## start

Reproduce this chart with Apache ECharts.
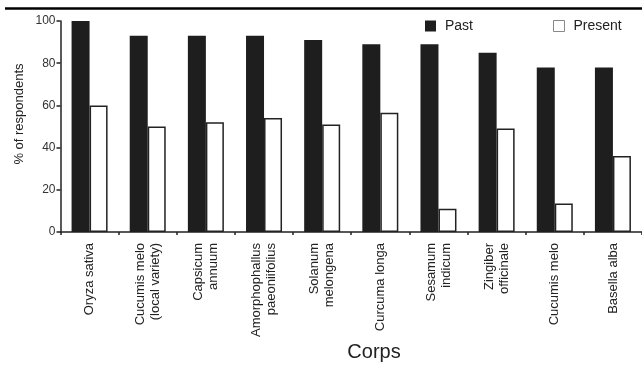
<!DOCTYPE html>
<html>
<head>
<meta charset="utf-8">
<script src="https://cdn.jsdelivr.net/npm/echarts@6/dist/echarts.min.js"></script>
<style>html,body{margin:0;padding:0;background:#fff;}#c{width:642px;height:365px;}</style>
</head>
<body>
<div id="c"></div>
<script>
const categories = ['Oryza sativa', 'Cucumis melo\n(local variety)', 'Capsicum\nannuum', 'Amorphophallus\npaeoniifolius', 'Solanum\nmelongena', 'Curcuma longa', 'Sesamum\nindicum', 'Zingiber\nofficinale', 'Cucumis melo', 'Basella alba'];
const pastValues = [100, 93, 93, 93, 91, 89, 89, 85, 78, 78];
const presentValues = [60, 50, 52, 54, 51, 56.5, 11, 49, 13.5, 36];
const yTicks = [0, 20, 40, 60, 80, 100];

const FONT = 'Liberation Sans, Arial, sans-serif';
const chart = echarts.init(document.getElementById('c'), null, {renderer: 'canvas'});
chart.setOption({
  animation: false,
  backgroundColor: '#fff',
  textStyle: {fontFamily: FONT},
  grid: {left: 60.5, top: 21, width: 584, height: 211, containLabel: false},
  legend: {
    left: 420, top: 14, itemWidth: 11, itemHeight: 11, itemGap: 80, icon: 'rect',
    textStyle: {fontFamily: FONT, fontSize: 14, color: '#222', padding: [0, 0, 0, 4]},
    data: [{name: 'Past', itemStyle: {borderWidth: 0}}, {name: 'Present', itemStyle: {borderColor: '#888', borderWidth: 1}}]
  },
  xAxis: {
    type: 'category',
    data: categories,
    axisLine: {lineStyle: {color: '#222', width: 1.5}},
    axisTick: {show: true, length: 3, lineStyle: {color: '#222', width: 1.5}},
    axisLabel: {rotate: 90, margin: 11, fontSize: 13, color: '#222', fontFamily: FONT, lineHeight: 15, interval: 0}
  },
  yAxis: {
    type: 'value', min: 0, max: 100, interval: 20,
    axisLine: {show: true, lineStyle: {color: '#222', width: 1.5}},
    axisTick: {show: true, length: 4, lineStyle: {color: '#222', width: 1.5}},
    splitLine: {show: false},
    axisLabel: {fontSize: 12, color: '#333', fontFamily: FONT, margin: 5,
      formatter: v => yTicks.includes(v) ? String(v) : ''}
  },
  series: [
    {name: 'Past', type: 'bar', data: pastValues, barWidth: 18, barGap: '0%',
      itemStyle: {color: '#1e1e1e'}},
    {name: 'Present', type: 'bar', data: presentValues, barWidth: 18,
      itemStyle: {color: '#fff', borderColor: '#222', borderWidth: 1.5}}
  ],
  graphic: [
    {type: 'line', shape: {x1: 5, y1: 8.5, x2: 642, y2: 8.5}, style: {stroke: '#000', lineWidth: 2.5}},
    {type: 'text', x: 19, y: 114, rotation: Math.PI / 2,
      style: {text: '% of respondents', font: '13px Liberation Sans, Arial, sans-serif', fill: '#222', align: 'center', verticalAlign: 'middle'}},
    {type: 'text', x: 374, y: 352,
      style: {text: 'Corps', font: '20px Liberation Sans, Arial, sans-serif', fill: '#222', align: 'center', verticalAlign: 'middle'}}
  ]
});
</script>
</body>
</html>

## end

Omit the pictures, then quote the rest of the material above exactly.

SOLVED PROBLEM —
Reproduce this chart with Apache ECharts.
<!DOCTYPE html>
<html>
<head>
<meta charset="utf-8">
<script src="https://cdn.jsdelivr.net/npm/echarts@6/dist/echarts.min.js"></script>
<style>html,body{margin:0;padding:0;background:#fff;}#c{width:642px;height:365px;}</style>
</head>
<body>
<div id="c"></div>
<script>
const categories = ['Oryza sativa', 'Cucumis melo\n(local variety)', 'Capsicum\nannuum', 'Amorphophallus\npaeoniifolius', 'Solanum\nmelongena', 'Curcuma longa', 'Sesamum\nindicum', 'Zingiber\nofficinale', 'Cucumis melo', 'Basella alba'];
const pastValues = [100, 93, 93, 93, 91, 89, 89, 85, 78, 78];
const presentValues = [60, 50, 52, 54, 51, 56.5, 11, 49, 13.5, 36];
const yTicks = [0, 20, 40, 60, 80, 100];

const FONT = 'Liberation Sans, Arial, sans-serif';
const chart = echarts.init(document.getElementById('c'), null, {renderer: 'canvas'});
chart.setOption({
  animation: false,
  backgroundColor: '#fff',
  textStyle: {fontFamily: FONT},
  grid: {left: 60.5, top: 21, width: 584, height: 211, containLabel: false},
  legend: {
    left: 420, top: 14, itemWidth: 11, itemHeight: 11, itemGap: 80, icon: 'rect',
    textStyle: {fontFamily: FONT, fontSize: 14, color: '#222', padding: [0, 0, 0, 4]},
    data: [{name: 'Past', itemStyle: {borderWidth: 0}}, {name: 'Present', itemStyle: {borderColor: '#888', borderWidth: 1}}]
  },
  xAxis: {
    type: 'category',
    data: categories,
    axisLine: {lineStyle: {color: '#222', width: 1.5}},
    axisTick: {show: true, length: 3, lineStyle: {color: '#222', width: 1.5}},
    axisLabel: {rotate: 90, margin: 11, fontSize: 13, color: '#222', fontFamily: FONT, lineHeight: 15, interval: 0}
  },
  yAxis: {
    type: 'value', min: 0, max: 100, interval: 20,
    axisLine: {show: true, lineStyle: {color: '#222', width: 1.5}},
    axisTick: {show: true, length: 4, lineStyle: {color: '#222', width: 1.5}},
    splitLine: {show: false},
    axisLabel: {fontSize: 12, color: '#333', fontFamily: FONT, margin: 5,
      formatter: v => yTicks.includes(v) ? String(v) : ''}
  },
  series: [
    {name: 'Past', type: 'bar', data: pastValues, barWidth: 18, barGap: '0%',
      itemStyle: {color: '#1e1e1e'}},
    {name: 'Present', type: 'bar', data: presentValues, barWidth: 18,
      itemStyle: {color: '#fff', borderColor: '#222', borderWidth: 1.5}}
  ],
  graphic: [
    {type: 'line', shape: {x1: 5, y1: 8.5, x2: 642, y2: 8.5}, style: {stroke: '#000', lineWidth: 2.5}},
    {type: 'text', x: 19, y: 114, rotation: Math.PI / 2,
      style: {text: '% of respondents', font: '13px Liberation Sans, Arial, sans-serif', fill: '#222', align: 'center', verticalAlign: 'middle'}},
    {type: 'text', x: 374, y: 352,
      style: {text: 'Corps', font: '20px Liberation Sans, Arial, sans-serif', fill: '#222', align: 'center', verticalAlign: 'middle'}}
  ]
});
</script>
</body>
</html>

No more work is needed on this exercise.